Stellenbosch University 

Dr Nompilo Tshuma holds a PhD (Information Systems) from Rhodes University. She is a lecturer and researcher in the Centre for Higher and Adult Education at Stellenbosch University. She has been working with educational technology since 2005, as both a lecturer and an academic developer. In her current role she is the institutional coordinator for a regional PG Diploma in Higher Education. She also teaches modules in the Centre's two MPhil programmes and supervises Masters and PhD students. As a critical educational technology researcher, she uses social and critical theories to explore the context and politics of higher education, and their impact on educational technology practices.

Abstract

Humanising Online Postgraduate Supervision During a Crisis

Postgraduate research supervision is a complex activity that involves supporting students as they join and contribute to a knowledge community.
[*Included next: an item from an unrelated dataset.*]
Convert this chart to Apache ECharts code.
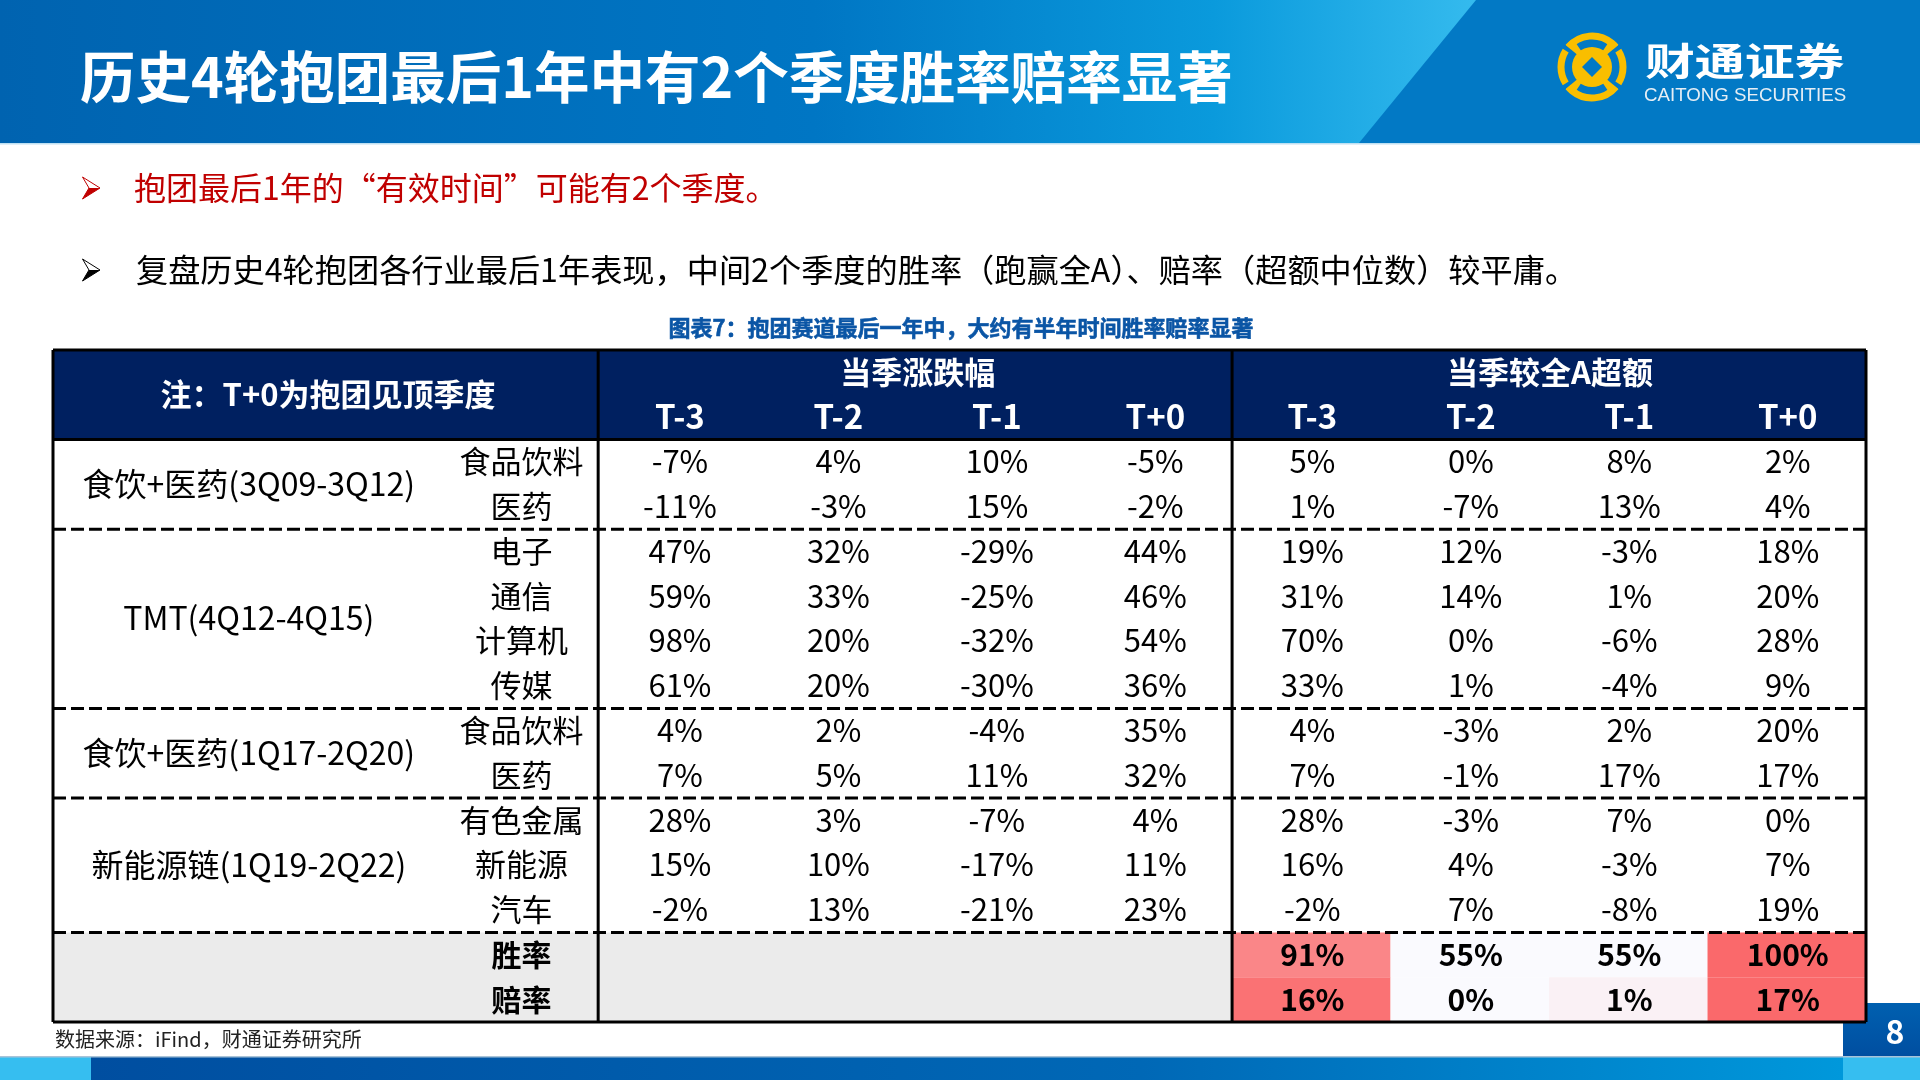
<!DOCTYPE html>
<html lang="zh-CN" style="height: 100%">
<head>
  <meta charset="utf-8">
</head>
<body style="height: 100%; margin: 0; background: #fff">
  <div id="container" style="width: 1920px; height: 1080px"></div>

  <script type="text/javascript" src="https://fastly.jsdelivr.net/npm/echarts@6/dist/echarts.min.js"></script>
  <script type="text/javascript">
    var quarters = ['T-3', 'T-2', 'T-1', 'T+0'];
    var groupTitles = ['当季涨跌幅', '当季较全A超额'];
    var groups = ['食饮+医药(3Q09-3Q12)', 'TMT(4Q12-4Q15)', '食饮+医药(1Q17-2Q20)', '新能源链(1Q19-2Q22)'];
    var groupSizes = [2, 4, 2, 3];
    var sectors = ['食品饮料', '医药', '电子', '通信', '计算机', '传媒', '食品饮料', '医药', '有色金属', '新能源', '汽车'];
    var priceChange = [
      [-7, 4, 10, -5],
      [-11, -3, 15, -2],
      [47, 32, -29, 44],
      [59, 33, -25, 46],
      [98, 20, -32, 54],
      [61, 20, -30, 36],
      [4, 2, -4, 35],
      [7, 5, 11, 32],
      [28, 3, -7, 4],
      [15, 10, -17, 11],
      [-2, 13, -21, 23]
    ];
    var excess = [
      [5, 0, 8, 2],
      [1, -7, 13, 4],
      [19, 12, -3, 18],
      [31, 14, 1, 20],
      [70, 0, -6, 28],
      [33, 1, -4, 9],
      [4, -3, 2, 20],
      [7, -1, 17, 17],
      [28, -3, 7, 0],
      [16, 4, -3, 7],
      [-2, 7, -8, 19]
    ];
    var winRate = [91, 55, 55, 100];
    var payoff = [16, 0, 1, 17];
    var noteText = '注：T+0为抱团见顶季度';
    var winLabel = '胜率';
    var payoffLabel = '赔率';

    var FONT = '"Noto Sans CJK SC", "Noto Sans", sans-serif';
    var NAVY = '#002060';
    // x axis runs in value-column units, the left part is the label panel
    var LEFT_EDGE = -3.44;
    var SECTOR_EDGE = -1;

    // same idea as the excel colour scale behind the last two rows
    function heat(v, low, high) {
      var t = Math.max(0, (v - low) / (high - low));
      var g = Math.round(250 - 145 * t);
      var b = Math.round(254 - 147 * t);
      return 'rgb(250,' + g + ',' + b + ')';
    }

    var cells = [];
    function addCell(x, y, w, h, text, fill, color, bold, size) {
      cells.push({ x: x, y: y, w: w, h: h, text: text, fill: fill, color: color || '#000', bold: bold, size: size || 31 });
    }

    // one navy block behind the whole header, so no seams between cells
    addCell(LEFT_EDGE, 0, 8 - LEFT_EDGE, 2, '', NAVY);
    addCell(LEFT_EDGE, 0, -LEFT_EDGE, 2, noteText, 'transparent', '#fff', true);
    groupTitles.forEach(function (t, i) {
      addCell(i * 4, 0, 4, 1, t, 'transparent', '#fff', true);
      quarters.forEach(function (q, j) {
        addCell(i * 4 + j, 1, 1, 1, q, 'transparent', '#fff', true, 33);
      });
    });

    var rowStart = 2;
    groups.forEach(function (g, i) {
      addCell(LEFT_EDGE, rowStart, SECTOR_EDGE - LEFT_EDGE, groupSizes[i], g, 'transparent', '#000', false, 32);
      rowStart += groupSizes[i];
    });
    sectors.forEach(function (s, r) {
      addCell(SECTOR_EDGE, r + 2, 1, 1, s, 'transparent');
      priceChange[r].forEach(function (v, c) {
        addCell(c, r + 2, 1, 1, v + '%', 'transparent');
      });
      excess[r].forEach(function (v, c) {
        addCell(c + 4, r + 2, 1, 1, v + '%', 'transparent');
      });
    });

    var lastRow = rowStart;
    addCell(LEFT_EDGE, lastRow, 4 - LEFT_EDGE, 2, '', '#EBEBEB');
    addCell(SECTOR_EDGE, lastRow, 1, 1, winLabel, 'transparent', '#000', true, 30);
    addCell(SECTOR_EDGE, lastRow + 1, 1, 1, payoffLabel, 'transparent', '#000', true, 30);
    winRate.forEach(function (v, c) {
      addCell(c + 4, lastRow, 1, 1, v + '%', heat(v, 55, 100), '#000', true, 30);
    });
    payoff.forEach(function (v, c) {
      addCell(c + 4, lastRow + 1, 1, 1, v + '%', heat(v, 0, 17), '#000', true, 30);
    });

    // table rules, in axis units
    var rules = [];
    var tableBottom = lastRow + 2;
    var yBreak = 2;
    rules.push([LEFT_EDGE, 2, 8, 2, 0]);
    groupSizes.forEach(function (n) {
      yBreak += n;
      rules.push([LEFT_EDGE, yBreak, 8, yBreak, 1]);
    });
    rules.push([0, 0, 0, tableBottom, 0]);
    rules.push([4, 0, 4, tableBottom, 0]);
    rules.push([LEFT_EDGE, 0, 8, 0, 0]);
    rules.push([LEFT_EDGE, tableBottom, 8, tableBottom, 0]);
    rules.push([LEFT_EDGE, 0, LEFT_EDGE, tableBottom, 0]);
    rules.push([8, 0, 8, tableBottom, 0]);

    function renderCell(params, api) {
      var c = cells[params.dataIndex];
      var a = api.coord([api.value(0), api.value(1)]);
      var b = api.coord([api.value(0) + c.w, api.value(1) + c.h]);
      return {
        type: 'group',
        children: [
          { type: 'rect', shape: { x: a[0], y: a[1], width: b[0] - a[0], height: b[1] - a[1] }, style: { fill: c.fill } },
          {
            type: 'text',
            x: (a[0] + b[0]) / 2 + (c.x < 4 ? 2.5 : 1),
            y: (a[1] + b[1]) / 2 - 0.5,
            style: {
              text: c.text,
              fill: c.color,
              fontFamily: FONT,
              fontSize: c.size,
              fontWeight: c.bold ? 'bold' : 'normal',
              textAlign: 'center',
              textVerticalAlign: 'middle'
            }
          }
        ]
      };
    }

    function renderRule(params, api) {
      var a = api.coord([api.value(0), api.value(1)]);
      var b = api.coord([api.value(2), api.value(3)]);
      return {
        type: 'line',
        shape: { x1: a[0], y1: a[1], x2: b[0], y2: b[1] },
        style: { stroke: '#000', lineWidth: 3, lineDash: api.value(4) ? [13, 5] : null }
      };
    }

    function label(x, y, text, size, color, weight, align) {
      return {
        type: 'text',
        x: x,
        y: y,
        z: 10,
        style: {
          text: text,
          fill: color,
          fontFamily: FONT,
          fontSize: size,
          fontWeight: weight || 'normal',
          textAlign: align || 'left',
          textVerticalAlign: 'middle'
        }
      };
    }

    function gradient(x2, y2, stops) {
      return new echarts.graphic.LinearGradient(0, 0, x2, y2, stops.map(function (s) {
        return { offset: s[0], color: s[1] };
      }));
    }

    var GOLD = '#F9BE00';
    var logoX = 1592;
    var logoY = 67;
    function logoArc(r, from, to, width) {
      return {
        type: 'arc',
        z: 9,
        shape: { cx: logoX, cy: logoY, r: r, startAngle: from * Math.PI / 180, endAngle: to * Math.PI / 180 },
        style: { stroke: GOLD, fill: null, lineWidth: width }
      };
    }

    // half hollow, half solid arrow mark of the bullet lines
    function bullet(y, color) {
      return [
        { type: 'polygon', z: 10, shape: { points: [[82.5, y - 11], [100, y], [82.5, y + 11], [89, y]] }, style: { fill: '#fff', stroke: color, lineWidth: 1 } },
        { type: 'polygon', z: 10, shape: { points: [[82.5, y + 11], [100, y], [89, y]] }, style: { fill: color } }
      ];
    }

    var decor = [
      // header band
      { type: 'rect', z: 1, shape: { x: 0, y: 0, width: 1480, height: 143 },
        style: { fill: gradient(1, 0, [[0, '#0063B0'], [0.55, '#0076C4'], [0.82, '#0A9ADC'], [1, '#35BBEE']]) } },
      { type: 'polygon', z: 2, shape: { points: [[1476, 0], [1920, 0], [1920, 143], [1359, 143]] }, style: { fill: '#0279C5' } },
      { type: 'rect', z: 3, shape: { x: 0, y: 143, width: 1920, height: 1.5 }, style: { fill: '#BFE0F2' } },
      label(80, 77, '历史4轮抱团最后1年中有2个季度胜率赔率显著', 55.5, '#fff', 'bold'),

      // logo
      logoArc(31, -140, -40, 7),
      logoArc(31, 40, 140, 7),
      logoArc(26, -140, -124, 16),
      logoArc(26, -56, -40, 16),
      logoArc(26, 40, 56, 16),
      logoArc(26, 124, 140, 16),
      logoArc(31, 148, 212, 7),
      logoArc(31, -32, 32, 7),
      { type: 'circle', z: 9, shape: { cx: logoX, cy: logoY, r: 20 }, style: { fill: GOLD } },
      { type: 'polygon', z: 10, shape: { points: [[logoX, logoY - 10], [logoX + 10, logoY], [logoX, logoY + 10], [logoX - 10, logoY]] }, style: { fill: '#0279C5' } },
      {
        type: 'text', z: 10, x: 1645, y: 61, scaleX: 1.33,
        style: { text: '财通证券', fill: '#fff', fontFamily: FONT, fontSize: 37.5, fontWeight: 'bold', textAlign: 'left', textVerticalAlign: 'middle' }
      },
      {
        type: 'text', z: 10, x: 1644, y: 95.5,
        style: { text: 'CAITONG SECURITIES', fill: '#E6EEF5', fontFamily: '"Liberation Sans", sans-serif', fontSize: 18.7, textAlign: 'left', textVerticalAlign: 'middle' }
      },

      // bullets
      label(134, 188, '抱团最后1年的“有效时间”可能有2个季度。', 32, '#C00000'),
      label(136, 270, '复盘历史4轮抱团各行业最后1年表现，中间2个季度的胜率（跑赢全A）、赔率（超额中位数）较平庸。', 32.2, '#000'),
      {
        type: 'text', z: 10, x: 961, y: 328,
        style: { text: '图表7：抱团赛道最后一年中，大约有半年时间胜率赔率显著', fill: '#0A55A5', stroke: '#0A55A5', lineWidth: 0.6, fontFamily: FONT, fontSize: 22, fontWeight: 'bold', textAlign: 'center', textVerticalAlign: 'middle' }
      },
      label(55, 1039, '数据来源：iFind，财通证券研究所', 20, '#222'),

      // footer
      { type: 'rect', z: 1, shape: { x: 0, y: 1057, width: 1920, height: 23 }, style: { fill: '#36BEF0' } },
      { type: 'rect', z: 2, shape: { x: 91, y: 1057, width: 1752, height: 23 },
        style: { fill: gradient(1, 0, [[0, '#004EA0'], [0.6, '#0068B6'], [1, '#0098DB']]) } },
      { type: 'rect', z: 3, shape: { x: 0, y: 1056, width: 1920, height: 1.5 }, style: { fill: '#A9C3D8' } },
      { type: 'rect', z: 2, shape: { x: 1843, y: 1003, width: 77, height: 54 },
        style: { fill: gradient(0, 1, [[0, '#0060B0'], [1, '#004EA0']]) } },
      label(1895, 1032, '8', 32, '#fff', 'bold', 'center')
    ].concat(bullet(188, '#C00000'), bullet(270, '#000'));

    var dom = document.getElementById('container');
    var myChart = echarts.init(dom, null, { renderer: 'canvas' });

    var option = {
      backgroundColor: '#fff',
      animation: false,
      graphic: decor,
      grid: { left: 53, right: 54, top: 350, bottom: 58 },
      xAxis: { type: 'value', min: LEFT_EDGE, max: 8, show: false },
      yAxis: { type: 'value', min: 0, max: tableBottom, inverse: true, show: false },
      series: [
        {
          type: 'custom',
          z: 2,
          clip: false,
          silent: true,
          renderItem: renderCell,
          encode: { x: 0, y: 1 },
          data: cells.map(function (c) { return [c.x, c.y]; })
        },
        {
          type: 'custom',
          z: 3,
          clip: false,
          silent: true,
          renderItem: renderRule,
          encode: { x: [0, 2], y: [1, 3] },
          data: rules
        }
      ]
    };
    myChart.setOption(option);

    window.addEventListener('resize', myChart.resize);
  </script>
</body>
</html>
Research studies have indicated that this supervision process is often fraught with tensions which can impact the supervisory relationship as well as the completion of postgraduate studies.  In addition, it affects how well the students are inducted into the knowledge community and their development as independent researchers. Research has also shown that these tensions are often aggravated in South African higher education due to the country’s unique historical context and the impact of this history on postgraduate demographics in different disciplines. A humanising approach to supervision seeks to recognise postgraduate scholars as individual, coming into the postgraduate environment from different contexts, bringing with them different ways of knowing and being in the discipline, and therefore needing different forms of induction into the knowledge community. This presentation considers the above tensions in light of the additional restrictions imposed by Covid-19 lockdowns as well as how supervisors at different universities have used technology to support this humanising pedagogy. The presentation considers what technologies have been used and draws on supervisors’ reflections of the support supported by these technologies in terms of humanising their approach to supervision during the current lockdown period.